TASK TO CARRY OUT:
What is the number of lines containing the word "picture"? Please answer with that number and nothing more.

DATA EXTRACT:
********

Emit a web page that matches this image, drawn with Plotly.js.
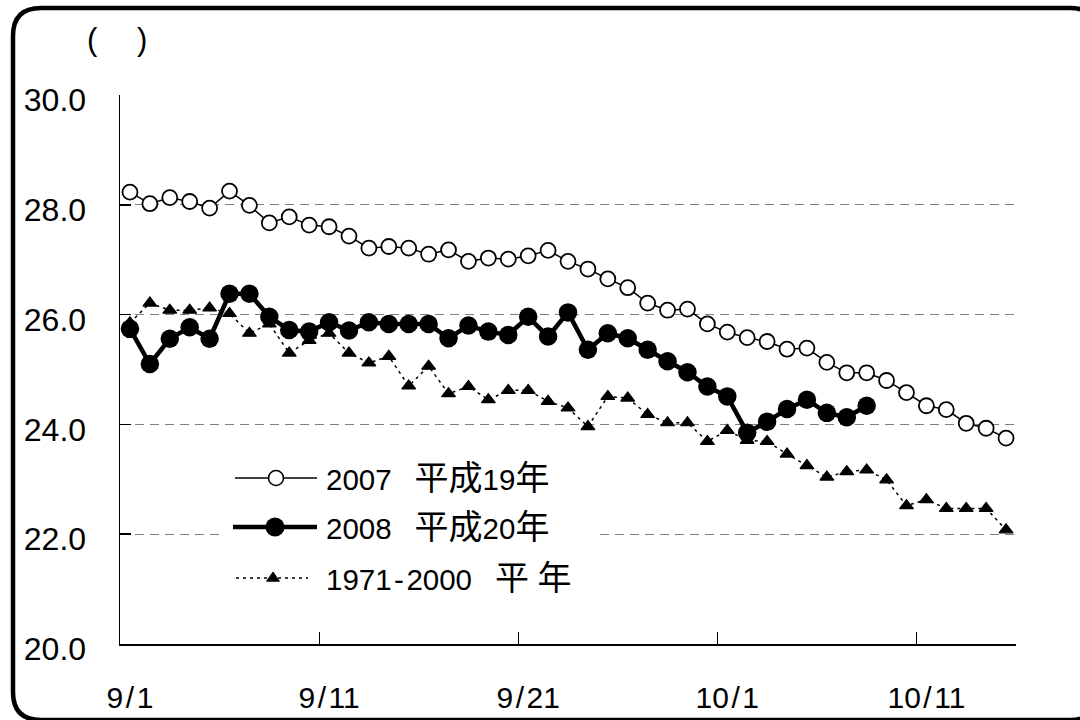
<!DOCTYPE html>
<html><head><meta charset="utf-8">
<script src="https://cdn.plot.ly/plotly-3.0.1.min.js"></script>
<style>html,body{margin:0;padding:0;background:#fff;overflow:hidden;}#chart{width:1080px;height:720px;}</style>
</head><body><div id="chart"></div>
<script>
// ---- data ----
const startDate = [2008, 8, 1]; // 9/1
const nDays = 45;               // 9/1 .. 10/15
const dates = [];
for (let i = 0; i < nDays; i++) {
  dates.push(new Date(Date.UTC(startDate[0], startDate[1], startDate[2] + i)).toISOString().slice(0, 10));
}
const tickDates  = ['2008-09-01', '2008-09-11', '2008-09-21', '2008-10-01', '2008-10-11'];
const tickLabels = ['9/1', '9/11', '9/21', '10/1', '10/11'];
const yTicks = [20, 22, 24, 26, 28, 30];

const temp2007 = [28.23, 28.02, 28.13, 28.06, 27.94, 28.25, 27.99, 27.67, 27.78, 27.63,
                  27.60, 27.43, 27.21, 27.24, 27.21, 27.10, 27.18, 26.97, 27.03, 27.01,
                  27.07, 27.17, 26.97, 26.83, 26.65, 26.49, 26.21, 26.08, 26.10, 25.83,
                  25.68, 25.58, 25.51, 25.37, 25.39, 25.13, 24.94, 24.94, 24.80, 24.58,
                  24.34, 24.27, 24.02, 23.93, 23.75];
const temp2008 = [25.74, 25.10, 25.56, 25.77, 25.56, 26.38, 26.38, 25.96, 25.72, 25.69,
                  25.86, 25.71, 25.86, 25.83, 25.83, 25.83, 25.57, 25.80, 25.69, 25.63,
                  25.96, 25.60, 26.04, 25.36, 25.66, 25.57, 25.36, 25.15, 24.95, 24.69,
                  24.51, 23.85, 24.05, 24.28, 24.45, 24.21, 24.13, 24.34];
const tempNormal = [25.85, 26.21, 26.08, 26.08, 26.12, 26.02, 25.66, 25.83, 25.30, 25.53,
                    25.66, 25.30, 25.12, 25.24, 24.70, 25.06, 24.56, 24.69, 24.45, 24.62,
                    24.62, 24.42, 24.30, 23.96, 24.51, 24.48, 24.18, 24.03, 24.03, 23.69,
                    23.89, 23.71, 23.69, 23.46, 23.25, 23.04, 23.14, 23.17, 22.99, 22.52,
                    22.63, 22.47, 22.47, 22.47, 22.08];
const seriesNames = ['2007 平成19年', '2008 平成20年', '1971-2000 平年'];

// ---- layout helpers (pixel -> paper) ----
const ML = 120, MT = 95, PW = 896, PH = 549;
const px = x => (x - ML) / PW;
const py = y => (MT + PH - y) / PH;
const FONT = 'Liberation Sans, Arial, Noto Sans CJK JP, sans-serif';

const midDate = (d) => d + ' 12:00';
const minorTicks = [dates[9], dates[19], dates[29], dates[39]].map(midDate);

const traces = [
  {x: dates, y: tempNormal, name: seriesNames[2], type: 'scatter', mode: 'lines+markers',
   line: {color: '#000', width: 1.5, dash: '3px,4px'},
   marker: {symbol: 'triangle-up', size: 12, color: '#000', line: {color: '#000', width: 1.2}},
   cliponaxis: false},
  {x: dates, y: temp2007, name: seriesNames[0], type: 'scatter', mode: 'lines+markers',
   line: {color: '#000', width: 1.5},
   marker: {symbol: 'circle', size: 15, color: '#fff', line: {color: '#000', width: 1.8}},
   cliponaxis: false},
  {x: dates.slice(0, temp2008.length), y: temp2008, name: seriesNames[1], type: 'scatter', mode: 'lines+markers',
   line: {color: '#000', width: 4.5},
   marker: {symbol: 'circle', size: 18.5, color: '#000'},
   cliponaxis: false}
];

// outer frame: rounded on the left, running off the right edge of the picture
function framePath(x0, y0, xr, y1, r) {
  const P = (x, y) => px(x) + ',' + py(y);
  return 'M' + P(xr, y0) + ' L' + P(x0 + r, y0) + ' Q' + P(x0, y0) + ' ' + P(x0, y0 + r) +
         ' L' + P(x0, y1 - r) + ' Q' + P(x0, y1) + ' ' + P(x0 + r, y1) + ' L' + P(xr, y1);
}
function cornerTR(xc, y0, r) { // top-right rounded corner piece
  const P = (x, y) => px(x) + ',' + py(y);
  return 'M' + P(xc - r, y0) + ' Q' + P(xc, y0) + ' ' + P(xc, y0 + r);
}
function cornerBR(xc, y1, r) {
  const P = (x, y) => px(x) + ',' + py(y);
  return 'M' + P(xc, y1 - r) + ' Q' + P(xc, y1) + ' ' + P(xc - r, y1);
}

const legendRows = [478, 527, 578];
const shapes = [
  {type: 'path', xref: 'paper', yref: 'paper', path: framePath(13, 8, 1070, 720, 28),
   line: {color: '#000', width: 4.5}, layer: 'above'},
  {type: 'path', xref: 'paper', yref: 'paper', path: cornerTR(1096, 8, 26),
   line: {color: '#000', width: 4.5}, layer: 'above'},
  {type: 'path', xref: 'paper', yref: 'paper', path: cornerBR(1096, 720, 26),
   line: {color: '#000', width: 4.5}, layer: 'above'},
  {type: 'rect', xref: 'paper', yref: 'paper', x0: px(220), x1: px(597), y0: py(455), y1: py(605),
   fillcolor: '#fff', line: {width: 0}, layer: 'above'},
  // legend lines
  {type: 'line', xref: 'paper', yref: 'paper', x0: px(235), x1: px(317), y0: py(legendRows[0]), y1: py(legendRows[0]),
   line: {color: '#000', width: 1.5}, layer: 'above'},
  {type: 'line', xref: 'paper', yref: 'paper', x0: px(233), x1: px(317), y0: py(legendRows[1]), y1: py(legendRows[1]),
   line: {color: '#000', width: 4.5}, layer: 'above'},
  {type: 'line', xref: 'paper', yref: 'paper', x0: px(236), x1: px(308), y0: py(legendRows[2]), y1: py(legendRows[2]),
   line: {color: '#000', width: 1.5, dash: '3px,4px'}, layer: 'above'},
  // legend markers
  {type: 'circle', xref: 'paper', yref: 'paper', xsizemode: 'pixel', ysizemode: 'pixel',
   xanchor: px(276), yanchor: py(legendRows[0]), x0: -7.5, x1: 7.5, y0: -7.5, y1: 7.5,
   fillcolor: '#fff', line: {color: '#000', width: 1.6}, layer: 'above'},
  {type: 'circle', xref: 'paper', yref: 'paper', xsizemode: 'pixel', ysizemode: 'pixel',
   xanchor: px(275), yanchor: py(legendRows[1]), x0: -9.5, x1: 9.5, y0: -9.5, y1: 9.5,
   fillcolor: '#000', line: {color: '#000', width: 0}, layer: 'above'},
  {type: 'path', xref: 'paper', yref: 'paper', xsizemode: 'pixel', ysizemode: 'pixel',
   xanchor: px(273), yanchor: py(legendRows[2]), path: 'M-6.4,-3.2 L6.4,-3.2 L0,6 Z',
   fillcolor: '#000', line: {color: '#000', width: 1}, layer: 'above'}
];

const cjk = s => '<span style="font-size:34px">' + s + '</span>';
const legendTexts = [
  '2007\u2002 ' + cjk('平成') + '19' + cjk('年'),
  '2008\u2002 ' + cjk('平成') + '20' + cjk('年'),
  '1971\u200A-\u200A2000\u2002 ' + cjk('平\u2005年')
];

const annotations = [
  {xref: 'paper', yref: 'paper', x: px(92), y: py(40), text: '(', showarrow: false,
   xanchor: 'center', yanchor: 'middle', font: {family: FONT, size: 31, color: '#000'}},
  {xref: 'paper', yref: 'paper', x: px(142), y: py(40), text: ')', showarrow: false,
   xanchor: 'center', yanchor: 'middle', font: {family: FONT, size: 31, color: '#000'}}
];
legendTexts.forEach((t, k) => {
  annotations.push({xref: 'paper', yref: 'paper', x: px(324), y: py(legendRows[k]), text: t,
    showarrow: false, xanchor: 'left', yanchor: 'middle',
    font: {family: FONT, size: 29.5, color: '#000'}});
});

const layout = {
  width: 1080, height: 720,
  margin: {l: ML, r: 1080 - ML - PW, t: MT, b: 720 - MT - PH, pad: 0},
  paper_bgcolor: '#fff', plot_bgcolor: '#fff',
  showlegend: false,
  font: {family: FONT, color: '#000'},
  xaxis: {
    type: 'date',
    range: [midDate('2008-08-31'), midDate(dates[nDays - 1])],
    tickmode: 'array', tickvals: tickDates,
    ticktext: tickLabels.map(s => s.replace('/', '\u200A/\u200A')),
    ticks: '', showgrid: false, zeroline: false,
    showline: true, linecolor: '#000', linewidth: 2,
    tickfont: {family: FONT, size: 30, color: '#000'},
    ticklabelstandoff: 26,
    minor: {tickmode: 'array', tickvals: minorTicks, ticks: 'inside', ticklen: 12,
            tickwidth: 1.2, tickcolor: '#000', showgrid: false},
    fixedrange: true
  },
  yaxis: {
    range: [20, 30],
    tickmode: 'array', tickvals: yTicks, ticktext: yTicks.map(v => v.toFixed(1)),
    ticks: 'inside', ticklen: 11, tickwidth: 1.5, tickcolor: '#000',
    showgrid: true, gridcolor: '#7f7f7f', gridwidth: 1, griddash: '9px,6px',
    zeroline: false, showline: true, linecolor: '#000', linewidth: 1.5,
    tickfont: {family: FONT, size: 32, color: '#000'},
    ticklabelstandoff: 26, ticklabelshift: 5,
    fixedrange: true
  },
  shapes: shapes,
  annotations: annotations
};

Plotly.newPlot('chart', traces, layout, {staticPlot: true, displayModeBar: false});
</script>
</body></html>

********

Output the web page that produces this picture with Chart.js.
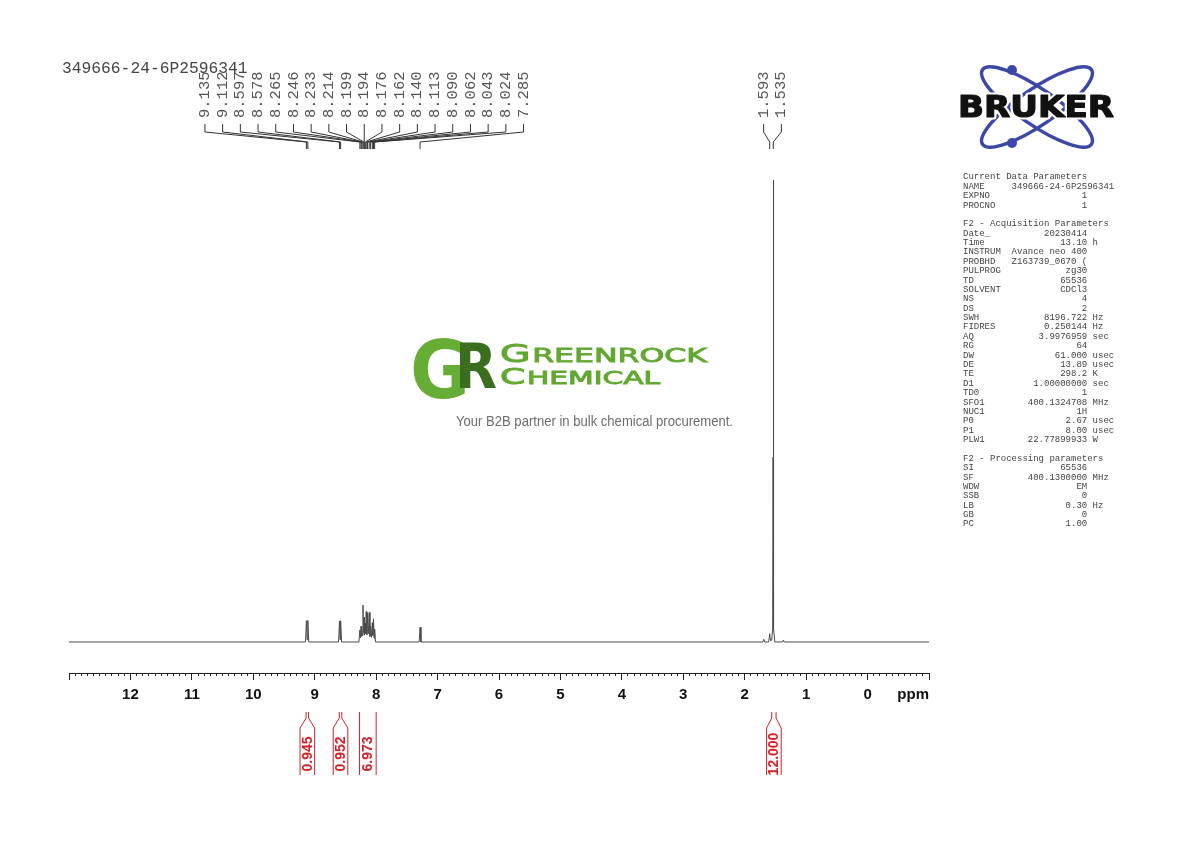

********

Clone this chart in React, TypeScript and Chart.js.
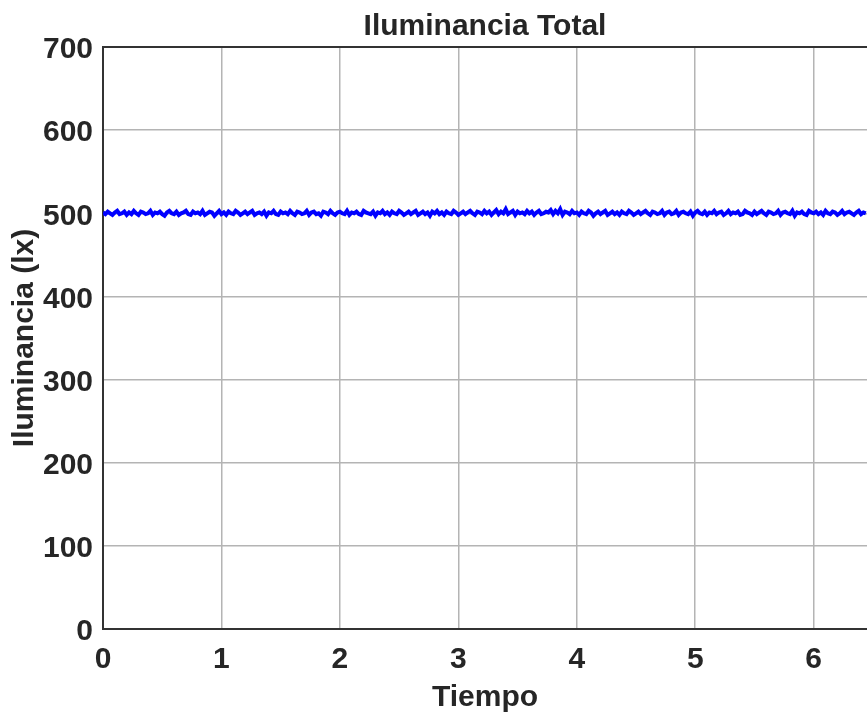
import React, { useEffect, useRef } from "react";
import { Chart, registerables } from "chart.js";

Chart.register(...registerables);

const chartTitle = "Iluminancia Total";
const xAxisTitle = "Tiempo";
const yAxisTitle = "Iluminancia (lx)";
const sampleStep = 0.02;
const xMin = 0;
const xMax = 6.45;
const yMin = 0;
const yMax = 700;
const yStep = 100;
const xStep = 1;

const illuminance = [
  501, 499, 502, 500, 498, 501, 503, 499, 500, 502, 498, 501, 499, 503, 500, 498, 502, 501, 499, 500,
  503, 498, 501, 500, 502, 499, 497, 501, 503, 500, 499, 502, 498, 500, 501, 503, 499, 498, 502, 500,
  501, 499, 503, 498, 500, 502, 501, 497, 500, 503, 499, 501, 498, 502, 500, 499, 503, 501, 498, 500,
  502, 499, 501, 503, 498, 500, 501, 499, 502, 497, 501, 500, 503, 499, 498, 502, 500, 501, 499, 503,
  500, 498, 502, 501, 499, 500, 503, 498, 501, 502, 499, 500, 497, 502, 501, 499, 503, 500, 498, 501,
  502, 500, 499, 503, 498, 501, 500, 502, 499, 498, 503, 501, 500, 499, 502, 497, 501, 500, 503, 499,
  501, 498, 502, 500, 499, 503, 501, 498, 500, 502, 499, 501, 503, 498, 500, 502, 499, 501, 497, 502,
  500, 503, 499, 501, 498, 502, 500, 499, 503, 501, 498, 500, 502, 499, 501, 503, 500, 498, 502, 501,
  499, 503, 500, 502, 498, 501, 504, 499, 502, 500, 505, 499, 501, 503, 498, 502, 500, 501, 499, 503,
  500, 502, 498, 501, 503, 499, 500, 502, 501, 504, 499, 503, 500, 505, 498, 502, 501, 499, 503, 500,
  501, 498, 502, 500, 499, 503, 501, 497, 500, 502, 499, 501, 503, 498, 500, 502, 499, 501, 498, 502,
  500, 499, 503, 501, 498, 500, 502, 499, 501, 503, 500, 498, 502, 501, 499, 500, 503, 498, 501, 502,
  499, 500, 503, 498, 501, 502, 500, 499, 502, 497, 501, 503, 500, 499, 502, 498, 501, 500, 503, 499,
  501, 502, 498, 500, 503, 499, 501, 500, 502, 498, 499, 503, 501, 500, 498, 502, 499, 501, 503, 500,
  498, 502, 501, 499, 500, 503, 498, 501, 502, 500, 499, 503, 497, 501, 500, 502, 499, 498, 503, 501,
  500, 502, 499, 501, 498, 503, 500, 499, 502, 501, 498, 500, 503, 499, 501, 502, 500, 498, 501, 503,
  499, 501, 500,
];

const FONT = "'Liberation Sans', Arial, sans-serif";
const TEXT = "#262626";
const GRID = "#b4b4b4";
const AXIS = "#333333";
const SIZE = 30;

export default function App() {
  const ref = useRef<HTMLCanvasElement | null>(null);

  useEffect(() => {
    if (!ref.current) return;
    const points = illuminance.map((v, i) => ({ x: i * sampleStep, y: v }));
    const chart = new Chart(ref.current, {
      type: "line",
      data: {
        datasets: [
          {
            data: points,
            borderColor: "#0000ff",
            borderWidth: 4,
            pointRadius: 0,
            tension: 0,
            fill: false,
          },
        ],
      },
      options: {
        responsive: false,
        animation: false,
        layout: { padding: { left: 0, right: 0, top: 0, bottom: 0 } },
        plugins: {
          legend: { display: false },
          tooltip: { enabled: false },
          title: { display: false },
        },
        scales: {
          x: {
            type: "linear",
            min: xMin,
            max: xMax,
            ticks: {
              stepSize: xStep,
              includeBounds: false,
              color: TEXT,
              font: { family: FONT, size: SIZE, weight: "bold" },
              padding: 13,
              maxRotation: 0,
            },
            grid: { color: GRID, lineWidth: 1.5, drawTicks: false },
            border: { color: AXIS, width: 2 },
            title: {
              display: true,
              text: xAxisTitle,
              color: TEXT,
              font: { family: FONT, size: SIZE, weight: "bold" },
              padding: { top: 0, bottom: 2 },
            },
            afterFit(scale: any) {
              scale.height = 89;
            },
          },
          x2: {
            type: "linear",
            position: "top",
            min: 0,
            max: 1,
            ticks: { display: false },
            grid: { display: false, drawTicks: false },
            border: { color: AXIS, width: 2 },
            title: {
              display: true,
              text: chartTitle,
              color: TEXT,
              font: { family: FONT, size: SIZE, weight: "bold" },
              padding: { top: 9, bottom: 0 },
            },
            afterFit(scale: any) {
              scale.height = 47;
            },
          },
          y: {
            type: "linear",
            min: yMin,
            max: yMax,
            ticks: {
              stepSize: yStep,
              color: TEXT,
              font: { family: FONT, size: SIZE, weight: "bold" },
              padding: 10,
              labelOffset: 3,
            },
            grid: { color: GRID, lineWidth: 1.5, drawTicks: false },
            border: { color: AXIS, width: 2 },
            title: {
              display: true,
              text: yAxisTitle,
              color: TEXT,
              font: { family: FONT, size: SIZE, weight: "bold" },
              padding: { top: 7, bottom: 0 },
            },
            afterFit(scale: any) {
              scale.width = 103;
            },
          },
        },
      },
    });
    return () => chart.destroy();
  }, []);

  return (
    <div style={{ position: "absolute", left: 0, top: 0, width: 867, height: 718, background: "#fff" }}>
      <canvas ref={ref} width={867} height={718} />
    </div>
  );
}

********

TASK OUTPUT:
2